On 28/07/13 23:06, Nick Coghlan wrote:
...
It would also be more consistent if unicodedata.lookup() was updated
to handle numeric code point names. Something like:
...
...
...
import unicodedata
def enhanced_lookup(name):
...     if name.startswith("U+"):
...         return chr(int(name[2:], 16))
...     return unicodedata.lookup(name)
...
enhanced_lookup("GREEK SMALL LETTER ALPHA")
'α'
enhanced_lookup("U+03B1")
'α'
Earlier, MRAB suggested that unicodedata.name() could return the U+ code point in the case of unnamed characters.
What I said was:

"""I think the point of "\N{U+03C0}" is that it lets you name all of the
codepoints, even those that are as yet unnamed."""

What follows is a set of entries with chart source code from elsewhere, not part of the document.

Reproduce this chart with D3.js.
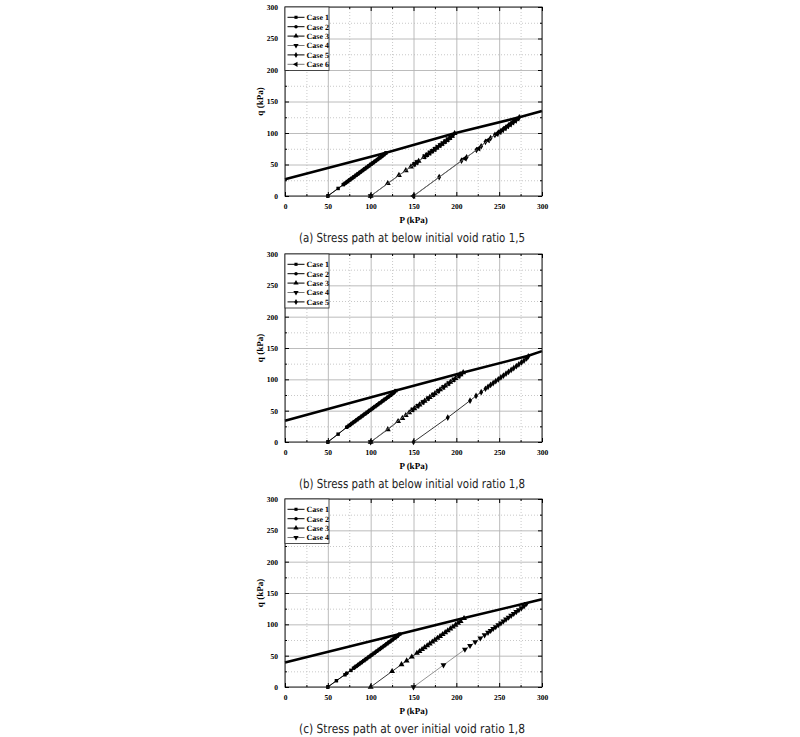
<!DOCTYPE html>
<html><head><meta charset="utf-8">
<script src="https://cdn.jsdelivr.net/npm/d3@7/dist/d3.min.js"></script>
<style>body{margin:0;background:#fff} text{text-rendering:geometricPrecision}</style>
</head><body>
<svg id="chart" width="800" height="737"></svg>
<script>
// ---------- DATA ----------
const majorTicks = [0, 50, 100, 150, 200, 250, 300];
const minorTicks = [25, 75, 125, 175, 225, 275];
const caseNames = ["Case 1", "Case 2", "Case 3", "Case 4", "Case 5", "Case 6"];
const captions = [
  "(a) Stress path at below initial void ratio 1,5",
  "(b) Stress path at below initial void ratio 1,8",
  "(c) Stress path at over initial void ratio 1,8"
];

// Panel (a) failure line
const failAP = [0, 118, 198, 273.5, 300];
const failAQ = [26.5, 68.5, 99.5, 125, 135];
// Panel (a) stress paths
const aC1P = [50, 62, 68, 70.5, 73, 75.5, 78, 80.5, 83, 85.5, 88, 90.5, 93, 95.5, 98, 100.5, 103, 105.5, 108, 110.5, 113, 115.5, 118];
const aC1Q = [0, 12, 18, 20.5, 23, 25.5, 28, 30.5, 33, 35.5, 38, 40.5, 43, 45.5, 48, 50.5, 53, 55.5, 58, 60.5, 63, 65.8, 68.5];
const aC2P = [50, 69, 72, 74.5, 77, 79.5, 82, 84.5, 87, 89.5, 92, 94.5, 97, 99.5, 102, 104.5, 107, 109.5, 112, 114.5, 117];
const aC2Q = [0, 19, 22, 24.5, 27, 29.5, 32, 34.5, 37, 39.5, 42, 44.5, 47, 49.5, 52, 54.5, 57, 59.5, 62, 64.6, 67.4];
const aC3P = [100, 120, 133, 141, 147, 150, 153, 156, 162, 165, 168, 171, 174, 177, 180, 183, 186, 189, 192, 195, 198];
const aC3Q = [0, 20, 33, 40.5, 46.5, 49.5, 52.5, 55.5, 61.5, 64.5, 67.5, 70.5, 73.5, 76.5, 79.5, 82.5, 85.5, 88.5, 91.5, 95, 99.5];
const aC4P = [100, 151.5, 154.5, 163.5, 166.5, 169.5, 172.5, 175.5, 178.5, 181.5, 184.5, 187.5, 190.5, 193.5, 196.5];
const aC4Q = [0, 51, 54, 63, 66, 69, 72, 75, 78, 81, 84, 87, 90, 93.5, 97.5];
const aC5P = [150, 180, 206, 212, 223.5, 229, 234, 240, 245, 249, 252, 255, 258, 261, 264, 267, 270, 273.5];
const aC5Q = [0, 30, 56, 61.5, 73, 79, 86, 92, 97, 100.5, 103, 106, 109, 112, 115, 118, 121, 125];
const aC6P = [150, 210, 226, 237, 247, 250.5, 253.5, 256.5, 259.5, 262.5, 265.5, 268.5, 271.5];
const aC6Q = [0, 59.5, 75.5, 88.5, 98.5, 101.5, 104.5, 107.5, 110.5, 113.5, 116.5, 119.5, 122.8];

// Panel (b) failure line
const failBP = [0, 129.5, 208, 284, 300];
const failBQ = [34, 82, 111, 137.5, 145];
// Panel (b) stress paths
const bC1P = [50, 62, 72, 75, 78, 81, 84, 87, 90, 93, 96, 99, 102, 105, 108, 111, 114, 117, 120, 123, 126, 129.5];
const bC1Q = [0, 12.5, 23.5, 26.5, 29.5, 32.5, 35.5, 38.5, 41.5, 44.5, 47.5, 50.5, 53.5, 56.5, 59.5, 62.5, 65.5, 68.5, 71.5, 74.5, 77.8, 82];
const bC2P = [50, 73.5, 76.5, 79.5, 82.5, 85.5, 88.5, 91.5, 94.5, 97.5, 100.5, 103.5, 106.5, 109.5, 112.5, 115.5, 118.5, 121.5, 124.5, 127.5];
const bC2Q = [0, 25, 28, 31, 34, 37, 40, 43, 46, 49, 52, 55, 58, 61, 64, 67, 70, 73, 76, 79.5];
const bC3P = [100, 120, 132, 137, 141, 145, 148, 151, 154, 157, 160, 163, 166, 169, 172, 175, 178, 181, 184, 187, 190, 193, 196, 199, 202, 205, 208];
const bC3Q = [0, 20, 33, 38, 42.5, 47, 50.5, 53.5, 56.5, 59.5, 62.5, 65.5, 68.5, 71.5, 74.5, 77.5, 80.5, 83.5, 86.5, 89.5, 92.5, 95.5, 98.5, 101.5, 104.5, 107.5, 111];
const bC4P = [100, 149.5, 155.5, 161.5, 167.5, 173.5, 179.5, 185.5, 191.5, 197.5, 203.5, 206.5];
const bC4Q = [0, 52, 58, 64, 70, 76, 82, 88, 94, 100, 106, 109.5];
const bC5P = [150, 190, 216, 223, 229, 234, 237, 240, 243, 246, 249, 252, 255, 258, 261, 264, 267, 270, 273, 276, 279, 282, 284];
const bC5Q = [0, 39, 66, 73.5, 79.5, 85, 88, 91, 94, 97, 100, 103, 106, 109, 112, 115, 118, 121, 124, 127, 130, 133.5, 136.5];

// Panel (c) failure line
const failCP = [0, 134, 209, 282, 300];
const failCQ = [39, 84.5, 110, 134, 140];
// Panel (c) stress paths
const cC1P = [50, 60, 70, 77, 80, 83, 86, 89, 92, 95, 98, 101, 104, 107, 110, 113, 116, 119, 122, 125, 128, 131, 134];
const cC1Q = [0, 10, 19.5, 26.5, 30, 33, 36, 39, 42, 45, 48, 51, 54, 57, 60, 63, 66, 69, 72, 75, 78, 81, 84.5];
const cC2P = [50, 72, 81.5, 84.5, 87.5, 90.5, 93.5, 96.5, 99.5, 102.5, 105.5, 108.5, 111.5, 114.5, 117.5, 120.5, 123.5, 126.5, 129.5, 132.5];
const cC2Q = [0, 22, 31.5, 34.5, 37.5, 40.5, 43.5, 46.5, 49.5, 52.5, 55.5, 58.5, 61.5, 64.5, 67.5, 70.5, 73.5, 76.5, 79.5, 83];
const cC3P = [100, 125, 136, 142, 148, 154, 157, 160, 163, 166, 169, 172, 175, 178, 181, 184, 187, 190, 193, 196, 199, 202, 205, 209];
const cC3Q = [0, 25, 36, 42, 48, 54, 57, 60, 63, 66, 69, 72, 75, 78, 81, 84, 87, 90, 93, 96, 99, 102, 105, 109.5];
const cC4P = [150, 185, 210, 216, 222, 228, 233, 237, 240, 243, 246, 249, 252, 255, 258, 261, 264, 267, 270, 273, 276, 279, 282];
const cC4Q = [0, 35, 60, 66, 72, 78, 83, 87, 90, 93, 96, 99, 102, 105, 108, 111, 114, 117, 120, 123, 126, 129, 133];

// ---------- DRAWING ----------
const symbolTypes = [
  {t: d3.symbolSquare, r: 0, s: 12},
  {t: d3.symbolCircle, r: 0, s: 12},
  {t: d3.symbolTriangle, r: 0, s: 15},
  {t: d3.symbolTriangle, r: 180, s: 15},
  {t: d3.symbolDiamond, r: 0, s: 13},
  {t: d3.symbolTriangle, r: -90, s: 15}
];
const lineColors = ["#000", "#000", "#000", "#777", "#000", "#777"];

const panels = [
  {top: 7, bottom: 196, fail: [failAP, failAQ], cases: [[aC1P, aC1Q], [aC2P, aC2Q], [aC3P, aC3Q], [aC4P, aC4Q], [aC5P, aC5Q], [aC6P, aC6Q]]},
  {top: 254, bottom: 442, fail: [failBP, failBQ], cases: [[bC1P, bC1Q], [bC2P, bC2Q], [bC3P, bC3Q], [bC4P, bC4Q], [bC5P, bC5Q]]},
  {top: 499, bottom: 687, fail: [failCP, failCQ], cases: [[cC1P, cC1Q], [cC2P, cC2Q], [cC3P, cC3Q], [cC4P, cC4Q]]}
];
const X0 = 285, X1 = 542;
const svg = d3.select("#chart");
const serif = "'Liberation Serif','Times New Roman',serif";

panels.forEach((pn, pi) => {
  const x = d3.scaleLinear().domain([0, 300]).range([X0, X1]);
  const y = d3.scaleLinear().domain([0, 300]).range([pn.bottom, pn.top]);
  const g = svg.append("g");
  const H = pn.bottom - pn.top, Wd = X1 - X0;

  // minor grid (dotted)
  g.append("g").attr("transform", `translate(0,${pn.bottom})`)
    .call(d3.axisBottom(x).tickValues(minorTicks).tickSize(-H).tickFormat(""))
    .call(a => { a.select(".domain").remove(); a.selectAll("line").attr("stroke", "#c8c8c8").attr("stroke-dasharray", "1,2"); });
  g.append("g").attr("transform", `translate(${X0},0)`)
    .call(d3.axisLeft(y).tickValues(minorTicks).tickSize(-Wd).tickFormat(""))
    .call(a => { a.select(".domain").remove(); a.selectAll("line").attr("stroke", "#c8c8c8").attr("stroke-dasharray", "1,2"); });
  // major grid
  g.append("g").attr("transform", `translate(0,${pn.bottom})`)
    .call(d3.axisBottom(x).tickValues(majorTicks).tickSize(-H).tickFormat(""))
    .call(a => { a.select(".domain").remove(); a.selectAll("line").attr("stroke", "#b4b4b4").attr("stroke-width", 0.9); });
  g.append("g").attr("transform", `translate(${X0},0)`)
    .call(d3.axisLeft(y).tickValues(majorTicks).tickSize(-Wd).tickFormat(""))
    .call(a => { a.select(".domain").remove(); a.selectAll("line").attr("stroke", "#b4b4b4").attr("stroke-width", 0.9); });

  // stress paths
  const line = d3.line().x(d => x(d[0])).y(d => y(d[1]));
  pn.cases.forEach((c, ci) => {
    const pts = c[0].map((p, i) => [p, c[1][i]]);
    g.append("path").datum(pts).attr("d", line)
      .attr("fill", "none").attr("stroke", lineColors[ci]).attr("stroke-width", 0.8);
    const st = symbolTypes[ci];
    g.append("g").selectAll("path").data(pts).join("path")
      .attr("d", d3.symbol().type(st.t).size(st.s))
      .attr("transform", d => `translate(${x(d[0])},${y(d[1])}) rotate(${st.r})`)
      .attr("fill", "#000");
  });

  // failure line
  const fpts = pn.fail[0].map((p, i) => [p, pn.fail[1][i]]);
  g.append("path").datum(fpts).attr("d", line)
    .attr("fill", "none").attr("stroke", "#000").attr("stroke-width", 2.6).attr("stroke-linejoin", "round");

  // frame
  g.append("rect").attr("x", X0).attr("y", pn.top).attr("width", Wd).attr("height", H)
    .attr("fill", "none").attr("stroke", "#222").attr("stroke-width", 1);

  // ticks
  const styleAxis = a => { a.select(".domain").remove(); a.selectAll("line").attr("stroke", "#000"); };
  const styleText = a => a.selectAll("text").attr("font-family", serif).attr("font-weight", "bold")
    .attr("font-size", 7.5).attr("fill", "#000").attr("stroke", "none");
  g.append("g").attr("transform", `translate(0,${pn.bottom})`)
    .call(d3.axisBottom(x).tickValues(majorTicks).tickSize(-4).tickPadding(8))
    .call(styleAxis).call(styleText);
  g.append("g").attr("transform", `translate(0,${pn.bottom})`)
    .call(d3.axisBottom(x).tickValues(minorTicks).tickSize(-2).tickFormat("")).call(styleAxis);
  g.append("g").attr("transform", `translate(0,${pn.top})`)
    .call(d3.axisTop(x).tickValues(majorTicks).tickSize(-4).tickFormat("")).call(styleAxis);
  g.append("g").attr("transform", `translate(0,${pn.top})`)
    .call(d3.axisTop(x).tickValues(minorTicks).tickSize(-2).tickFormat("")).call(styleAxis);
  g.append("g").attr("transform", `translate(${X0},0)`)
    .call(d3.axisLeft(y).tickValues(majorTicks).tickSize(-4).tickPadding(7))
    .call(styleAxis).call(styleText);
  g.append("g").attr("transform", `translate(${X0},0)`)
    .call(d3.axisLeft(y).tickValues(minorTicks).tickSize(-2).tickFormat("")).call(styleAxis);
  g.append("g").attr("transform", `translate(${X1},0)`)
    .call(d3.axisRight(y).tickValues(majorTicks).tickSize(-4).tickFormat("")).call(styleAxis);
  g.append("g").attr("transform", `translate(${X1},0)`)
    .call(d3.axisRight(y).tickValues(minorTicks).tickSize(-2).tickFormat("")).call(styleAxis);

  // axis titles
  g.append("text").attr("x", (X0 + X1) / 2).attr("y", pn.bottom + 26.5)
    .attr("text-anchor", "middle").attr("font-family", serif).attr("font-weight", "bold").attr("font-size", 9)
    .text("P (kPa)");
  g.append("text").attr("transform", `translate(263,${(pn.top + pn.bottom) / 2}) rotate(-90)`)
    .attr("text-anchor", "middle").attr("font-family", serif).attr("font-weight", "bold").attr("font-size", 9)
    .text("q (kPa)");

  // caption
  g.append("text").attr("x", 412).attr("y", pn.bottom + 46)
    .attr("text-anchor", "middle").attr("font-family", "'DejaVu Sans',sans-serif")
    .attr("font-size", 12.5).attr("fill", "#222")
    .attr("textLength", 226).attr("lengthAdjust", "spacingAndGlyphs")
    .text(captions[pi]);

  // legend
  const n = pn.cases.length;
  const lg = g.append("g");
  lg.append("rect").attr("x", X0).attr("y", pn.top).attr("width", 44).attr("height", n * 9.4 + 7)
    .attr("fill", "#fff").attr("stroke", "#222").attr("stroke-width", 0.8);
  for (let i = 0; i < n; i++) {
    const yy = pn.top + 10.3 + i * 9.4;
    lg.append("line").attr("x1", X0 + 2.5).attr("x2", X0 + 19.5).attr("y1", yy).attr("y2", yy)
      .attr("stroke", lineColors[i]).attr("stroke-width", 1);
    const st = symbolTypes[i];
    lg.append("path").attr("d", d3.symbol().type(st.t).size(st.s * 0.8)())
      .attr("transform", `translate(${X0 + 11},${yy}) rotate(${st.r})`).attr("fill", "#000");
    lg.append("text").attr("x", X0 + 21.5).attr("y", yy + 2.8)
      .attr("font-family", serif).attr("font-weight", "bold").attr("font-size", 8).attr("fill", "#000")
      .text(caseNames[i]);
  }
});
</script>
</body></html>
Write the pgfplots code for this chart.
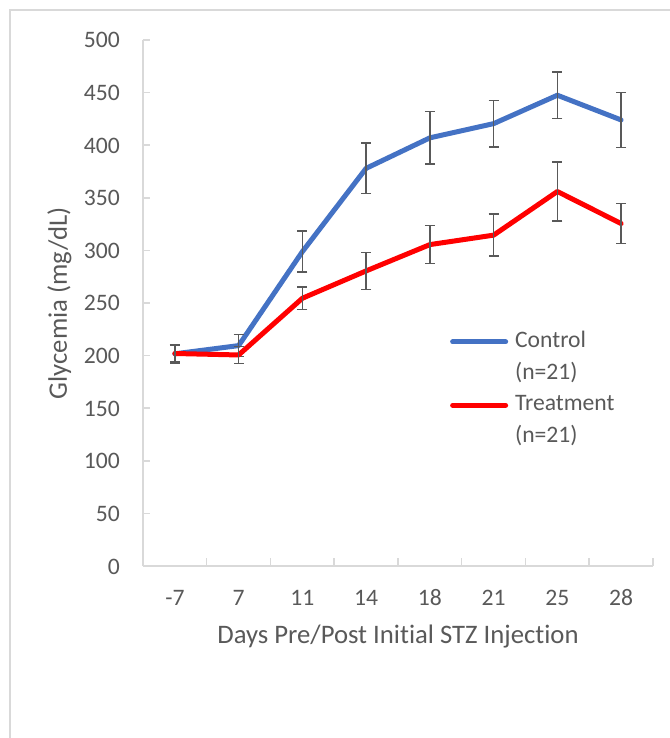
\documentclass[border=0pt]{standalone}
\usepackage{fontspec}
\setmainfont{Carlito}[Ligatures=NoCommon]
\usepackage{pgfplots}
\usepackage{pgfplotstable}
\pgfplotsset{compat=1.18}
\definecolor{ctrl}{HTML}{4472C4}
\definecolor{trt}{HTML}{FF0000}
\definecolor{txt}{HTML}{595959}
\definecolor{axg}{HTML}{D9D9D9}
\pgfplotstableread{
x c ce t te
0 201.7 9 202 8
1 209.5 10.4 200.6 8
2 298.8 19.6 254.5 10.7
3 378 24 280.5 17.5
4 407 25 305.5 18
5 420.5 22 314.5 20
6 447.5 22 356 28
7 424 26 325.5 19
}\datatable
\begin{document}
\begin{tikzpicture}
\begin{axis}[
  at={(31.875bp,0bp)}, anchor=origin,
  scale only axis, width=510bp, height=526bp,
  xmin=-0.5, xmax=7.5, ymin=0, ymax=500,
  axis x line=bottom, axis y line=left,
  axis line style={-, draw=axg, line width=1.8bp},
  xtick={0,...,7},
  xticklabels={-7,7,11,14,18,21,25,28},
  xtick style={draw=none},
  minor xtick={-0.5,0.5,...,7.5},
  minor x tick style={draw=axg, line width=1.5bp},
  minor tick length=8bp,
  ytick={0,50,...,500},
  ytick style={draw=axg, line width=1.5bp},
  major tick length=7bp,
  tick align=inside,
  /pgf/number format/assume math mode=true,
  tick label style={font=\fontsize{23.7}{28}\selectfont, text=txt},
  yticklabel style={anchor=base east, inner sep=0pt, xshift=-23bp, yshift=-8bp},
  xticklabel style={anchor=base, inner sep=0pt, yshift=-39bp},
  xlabel={Days Pre/Post Initial STZ Injection},
  ylabel={Glycemia (mg/dL)},
  every axis x label/.style={at={([yshift=-77bp]axis description cs:0.5,0)}, anchor=base, font=\fontsize{26.8}{30}\selectfont, text=txt, inner sep=0pt},
  every axis y label/.style={at={([xshift=-76bp]axis description cs:0,0.5)}, rotate=90, anchor=base, font=\fontsize{26.8}{30}\selectfont, text=txt, inner sep=0pt},
  legend style={at={(rel axis cs:0.596,0.452)}, anchor=north west, draw=none, fill=none,
    font=\fontsize{23.7}{28}\selectfont, text=txt,
    nodes={inner sep=0pt, text height=17bp, text depth=6bp},
    row sep=8.7bp, column sep=7bp},
  legend cell align=left,
  legend image code/.code={\draw[#1, line cap=round] (0bp,0bp) -- (53bp,0bp);},
  clip=false,
]
\addplot[ctrl, line width=5bp, line join=round, line cap=round,
  error bars/.cd, y dir=both, y explicit,
  error bar style={txt, line width=1.6bp, line cap=butt},
  error mark options={txt, line width=1.6bp, mark size=5bp, rotate=90}]
  table[x=x, y=c, y error=ce] {\datatable};
\addlegendentry{Control}
\addlegendimage{empty legend}
\addlegendentry{(n=21)}
\addplot[trt, line width=5bp, line join=round, line cap=round,
  error bars/.cd, y dir=both, y explicit,
  error bar style={txt, line width=1.6bp, line cap=butt},
  error mark options={txt, line width=1.6bp, mark size=5bp, rotate=90}]
  table[x=x, y=t, y error=te] {\datatable};
\addlegendentry{Treatment}
\addlegendimage{empty legend}
\addlegendentry{(n=21)}
\end{axis}
\pgfresetboundingbox
\useasboundingbox (-143bp,-172bp) rectangle (527bp,566bp);
\draw[axg, line width=2bp] (-132.5bp,-180bp) -- (-132.5bp,555.5bp) -- (540bp,555.5bp);
\end{tikzpicture}
\end{document}
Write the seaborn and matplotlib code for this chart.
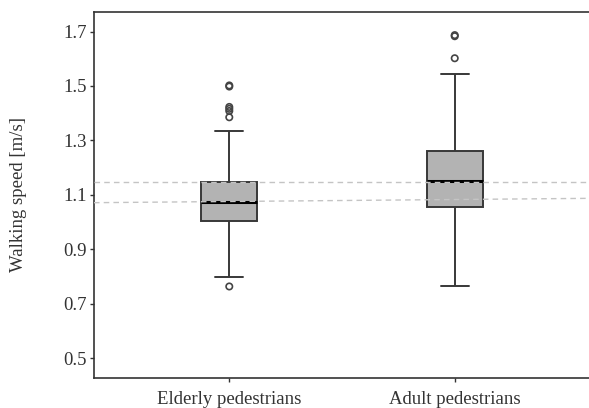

Whether unicodedata.name() could have a fallback is something I've
never considered. Until now... :-)
...
I think it would be better to have a separate unicodedata function to 
return the code point, and leave the current behaviour of name() alone.
def codepoint(c):
      return 'U+{:04X}'.format(ord(c))
This should always succeed for any character.